4. A Europa tem pontos fracos. O primeiro é a divisão interna, que a paralisa, e o segundo é a pressão americana que expõe a sua fraqueza actual. Falar disto exige fôlego. Limito-me a fazer duas notas.

Apesar do aspecto de vaga irresistível, os soberanismos têm fraquezas inatas. Em primeiro lugar, os interesses nacionais não são comuns. Tomando o exemplo das migrações, são até contraditórios. Para lá dos discursos, a Itália nada tem em comum com a Hungria ou a Áustria. No plano económico, o proteccionismo defendido pelos soberanistas levaria à fragmentação do mercado único e seria inaceitável para a maioria dos seus eleitores.
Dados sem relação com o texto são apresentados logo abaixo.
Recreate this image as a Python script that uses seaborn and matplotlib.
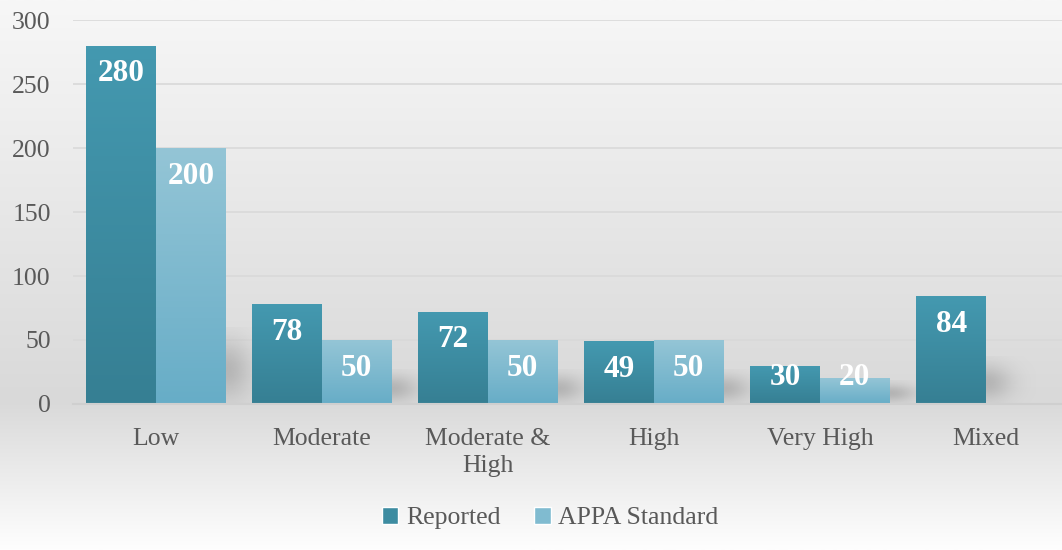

O dilema com que se debate a aliança soberanista que governa a Itália é elucidativo.

É verdade que a Europa precisa mais da América do que esta da Europa. Mas também é verdade que, mesmo na óptica de Trump, será muito mais difícil aos Estados Unidos competir com a China e a Rússia sem colaboração europeia. Não será só a Europa a sofrer o choque da realidade.

Por outro lado, convém lembrar que mesmo quando o poderio da América estava no pico — o famoso “momento unipolar” de Charles Krauthammer —, muitos Estados souberam resistir às pressões americanas. E se os Estados Unidos permanecem a grande potência militar e económica, a credibilidade da sua política externa está a sofrer uma inegável corrosão.

As situações extremas podem ter os seus méritos: deixamos de poder continuar sentados à espera que os astros tragam boas novas. Grande ironia seria que ?Trump ajudasse a Europa a entrar na “idade adulta”.